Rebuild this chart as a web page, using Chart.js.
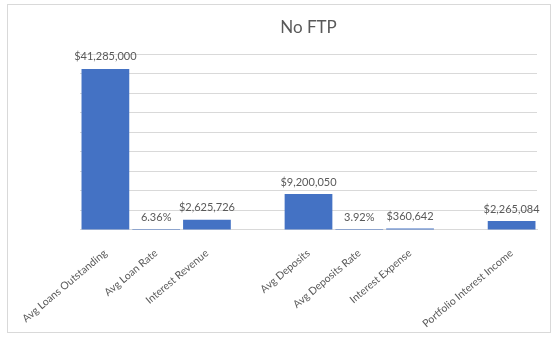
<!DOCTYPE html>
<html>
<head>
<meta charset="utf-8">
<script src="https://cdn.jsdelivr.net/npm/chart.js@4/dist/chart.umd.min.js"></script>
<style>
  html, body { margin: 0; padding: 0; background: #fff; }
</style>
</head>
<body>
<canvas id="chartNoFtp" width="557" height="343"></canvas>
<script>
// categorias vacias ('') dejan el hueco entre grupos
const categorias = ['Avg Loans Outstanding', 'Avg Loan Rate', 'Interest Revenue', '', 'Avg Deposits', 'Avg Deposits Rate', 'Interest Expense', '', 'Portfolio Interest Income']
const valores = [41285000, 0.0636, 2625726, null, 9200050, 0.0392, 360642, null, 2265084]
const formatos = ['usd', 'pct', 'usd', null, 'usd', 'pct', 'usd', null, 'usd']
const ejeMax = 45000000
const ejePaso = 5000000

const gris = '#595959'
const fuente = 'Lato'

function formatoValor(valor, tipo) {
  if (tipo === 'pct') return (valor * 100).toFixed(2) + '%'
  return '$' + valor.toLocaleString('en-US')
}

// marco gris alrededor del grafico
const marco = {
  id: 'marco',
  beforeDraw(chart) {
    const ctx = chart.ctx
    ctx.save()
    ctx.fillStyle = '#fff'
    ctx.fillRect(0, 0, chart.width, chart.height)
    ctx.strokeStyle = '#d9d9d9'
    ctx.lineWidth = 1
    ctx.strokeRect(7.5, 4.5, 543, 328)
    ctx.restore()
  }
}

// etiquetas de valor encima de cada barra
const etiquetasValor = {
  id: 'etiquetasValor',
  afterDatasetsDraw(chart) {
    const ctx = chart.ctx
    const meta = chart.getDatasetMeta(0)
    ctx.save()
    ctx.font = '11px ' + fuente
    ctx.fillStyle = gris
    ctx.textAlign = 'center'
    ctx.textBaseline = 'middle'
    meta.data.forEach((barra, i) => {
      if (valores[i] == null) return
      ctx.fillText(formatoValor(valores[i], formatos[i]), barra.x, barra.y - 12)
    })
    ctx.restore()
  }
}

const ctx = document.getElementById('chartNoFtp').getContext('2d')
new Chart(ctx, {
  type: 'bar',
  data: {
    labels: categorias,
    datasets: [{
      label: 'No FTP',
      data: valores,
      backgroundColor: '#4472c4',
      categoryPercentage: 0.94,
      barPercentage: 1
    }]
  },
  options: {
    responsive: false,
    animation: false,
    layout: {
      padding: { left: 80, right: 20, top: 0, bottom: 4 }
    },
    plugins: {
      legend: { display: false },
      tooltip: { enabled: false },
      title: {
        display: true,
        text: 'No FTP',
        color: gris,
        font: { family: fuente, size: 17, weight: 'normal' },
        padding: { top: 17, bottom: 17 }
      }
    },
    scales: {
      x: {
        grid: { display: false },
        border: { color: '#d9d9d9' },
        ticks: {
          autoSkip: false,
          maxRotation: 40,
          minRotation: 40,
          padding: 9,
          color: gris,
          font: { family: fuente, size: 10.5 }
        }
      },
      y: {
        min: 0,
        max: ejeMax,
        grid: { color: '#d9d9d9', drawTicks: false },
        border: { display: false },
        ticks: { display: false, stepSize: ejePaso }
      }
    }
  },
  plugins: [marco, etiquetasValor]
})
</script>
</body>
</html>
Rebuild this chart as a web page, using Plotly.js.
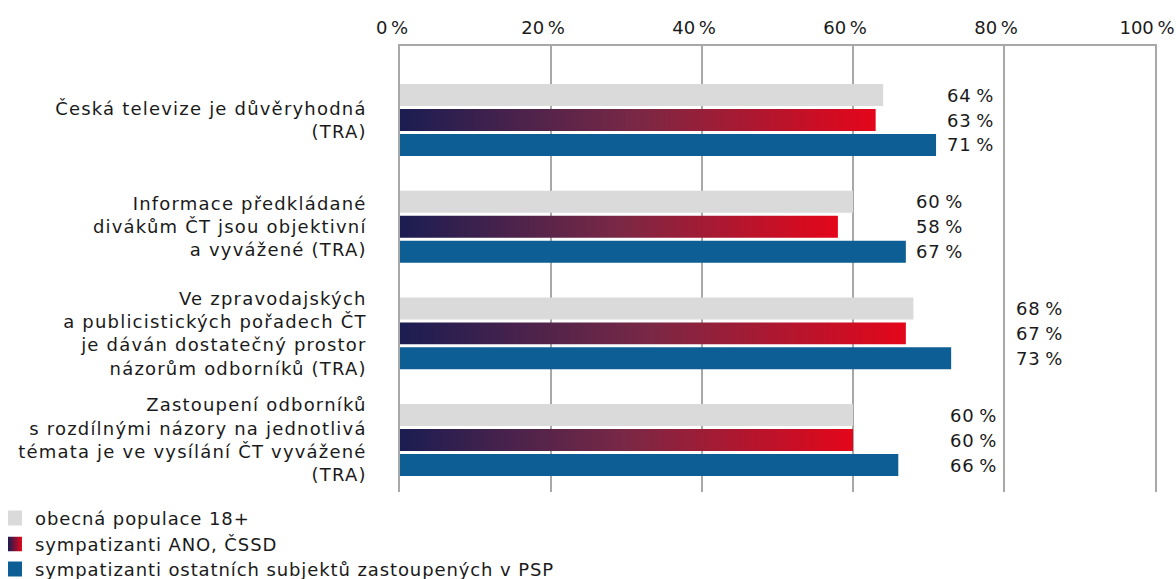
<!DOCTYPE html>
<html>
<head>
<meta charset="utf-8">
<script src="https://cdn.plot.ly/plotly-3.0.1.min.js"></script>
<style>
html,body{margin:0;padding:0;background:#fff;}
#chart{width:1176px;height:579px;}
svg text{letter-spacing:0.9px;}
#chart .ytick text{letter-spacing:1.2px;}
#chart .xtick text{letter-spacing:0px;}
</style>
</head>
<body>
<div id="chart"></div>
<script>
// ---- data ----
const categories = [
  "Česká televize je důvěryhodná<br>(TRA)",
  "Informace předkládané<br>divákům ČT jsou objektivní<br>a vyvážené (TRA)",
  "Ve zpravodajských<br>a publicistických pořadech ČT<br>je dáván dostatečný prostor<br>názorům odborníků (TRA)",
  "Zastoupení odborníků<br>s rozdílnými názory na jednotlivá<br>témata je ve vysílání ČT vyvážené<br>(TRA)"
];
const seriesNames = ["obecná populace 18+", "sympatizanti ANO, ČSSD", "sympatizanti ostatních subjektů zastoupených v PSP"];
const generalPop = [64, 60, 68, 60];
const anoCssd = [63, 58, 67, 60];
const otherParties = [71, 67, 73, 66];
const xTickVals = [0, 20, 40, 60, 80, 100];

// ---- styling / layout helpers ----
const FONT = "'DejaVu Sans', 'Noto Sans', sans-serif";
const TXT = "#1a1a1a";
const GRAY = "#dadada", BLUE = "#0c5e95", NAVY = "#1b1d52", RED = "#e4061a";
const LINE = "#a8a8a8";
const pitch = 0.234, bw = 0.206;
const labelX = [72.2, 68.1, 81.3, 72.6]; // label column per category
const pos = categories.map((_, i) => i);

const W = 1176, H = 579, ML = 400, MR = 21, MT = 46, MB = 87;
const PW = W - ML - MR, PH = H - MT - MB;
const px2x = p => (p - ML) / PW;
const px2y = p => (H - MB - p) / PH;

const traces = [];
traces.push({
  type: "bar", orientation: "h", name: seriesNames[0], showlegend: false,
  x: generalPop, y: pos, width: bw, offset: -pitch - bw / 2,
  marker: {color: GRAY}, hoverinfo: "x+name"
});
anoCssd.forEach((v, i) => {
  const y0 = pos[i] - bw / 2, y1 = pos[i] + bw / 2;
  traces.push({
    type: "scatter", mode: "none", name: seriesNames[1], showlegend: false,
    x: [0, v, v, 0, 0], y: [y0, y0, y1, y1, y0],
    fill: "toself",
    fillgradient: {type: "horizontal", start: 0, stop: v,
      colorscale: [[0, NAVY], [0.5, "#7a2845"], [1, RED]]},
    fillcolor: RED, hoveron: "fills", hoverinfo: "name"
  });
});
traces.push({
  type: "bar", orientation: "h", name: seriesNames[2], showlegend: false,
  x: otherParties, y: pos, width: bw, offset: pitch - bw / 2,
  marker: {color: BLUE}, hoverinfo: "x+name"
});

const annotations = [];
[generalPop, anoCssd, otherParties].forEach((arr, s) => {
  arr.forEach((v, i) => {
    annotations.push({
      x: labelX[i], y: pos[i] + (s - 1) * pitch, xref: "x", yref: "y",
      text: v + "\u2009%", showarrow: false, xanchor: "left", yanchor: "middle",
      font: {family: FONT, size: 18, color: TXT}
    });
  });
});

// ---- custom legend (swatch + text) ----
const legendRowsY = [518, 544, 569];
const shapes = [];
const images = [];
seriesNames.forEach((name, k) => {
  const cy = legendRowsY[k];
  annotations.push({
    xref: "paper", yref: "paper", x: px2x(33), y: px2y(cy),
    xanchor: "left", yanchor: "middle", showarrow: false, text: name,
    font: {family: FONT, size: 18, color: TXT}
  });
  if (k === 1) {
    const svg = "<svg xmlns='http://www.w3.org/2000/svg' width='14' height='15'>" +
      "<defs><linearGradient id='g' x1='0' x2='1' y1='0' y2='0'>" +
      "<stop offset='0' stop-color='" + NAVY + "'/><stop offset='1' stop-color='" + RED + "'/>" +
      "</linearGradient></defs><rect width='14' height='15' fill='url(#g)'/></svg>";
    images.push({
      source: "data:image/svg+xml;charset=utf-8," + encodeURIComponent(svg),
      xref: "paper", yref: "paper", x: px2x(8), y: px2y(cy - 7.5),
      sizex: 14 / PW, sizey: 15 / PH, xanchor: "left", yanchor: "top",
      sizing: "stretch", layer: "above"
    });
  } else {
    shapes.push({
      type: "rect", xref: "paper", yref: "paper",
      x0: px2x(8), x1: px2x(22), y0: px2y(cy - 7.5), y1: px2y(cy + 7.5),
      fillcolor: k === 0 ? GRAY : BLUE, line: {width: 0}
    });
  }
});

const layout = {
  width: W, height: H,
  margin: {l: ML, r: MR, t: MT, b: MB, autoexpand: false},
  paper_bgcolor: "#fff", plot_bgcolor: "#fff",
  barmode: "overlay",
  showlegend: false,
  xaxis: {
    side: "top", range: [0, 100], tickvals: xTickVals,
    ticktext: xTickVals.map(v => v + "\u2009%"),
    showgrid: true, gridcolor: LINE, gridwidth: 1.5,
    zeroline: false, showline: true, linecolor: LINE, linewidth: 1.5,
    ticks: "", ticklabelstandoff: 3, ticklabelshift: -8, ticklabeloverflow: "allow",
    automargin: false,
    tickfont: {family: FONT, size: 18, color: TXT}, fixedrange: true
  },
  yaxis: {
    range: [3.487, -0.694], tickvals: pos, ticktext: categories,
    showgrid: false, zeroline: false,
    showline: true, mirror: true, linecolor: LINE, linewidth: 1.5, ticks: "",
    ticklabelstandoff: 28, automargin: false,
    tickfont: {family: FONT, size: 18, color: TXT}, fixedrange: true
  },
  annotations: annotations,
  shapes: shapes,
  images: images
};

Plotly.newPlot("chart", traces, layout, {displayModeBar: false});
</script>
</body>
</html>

------------------------

> [GOAL]
Copy the records above exactly, from the first line through the line containing "const ejePaso = 5000000", and leave out the pictures.

> [FULL ANSWER]
Rebuild this chart as a web page, using Chart.js.
<!DOCTYPE html>
<html>
<head>
<meta charset="utf-8">
<script src="https://cdn.jsdelivr.net/npm/chart.js@4/dist/chart.umd.min.js"></script>
<style>
  html, body { margin: 0; padding: 0; background: #fff; }
</style>
</head>
<body>
<canvas id="chartNoFtp" width="557" height="343"></canvas>
<script>
// categorias vacias ('') dejan el hueco entre grupos
const categorias = ['Avg Loans Outstanding', 'Avg Loan Rate', 'Interest Revenue', '', 'Avg Deposits', 'Avg Deposits Rate', 'Interest Expense', '', 'Portfolio Interest Income']
const valores = [41285000, 0.0636, 2625726, null, 9200050, 0.0392, 360642, null, 2265084]
const formatos = ['usd', 'pct', 'usd', null, 'usd', 'pct', 'usd', null, 'usd']
const ejeMax = 45000000
const ejePaso = 5000000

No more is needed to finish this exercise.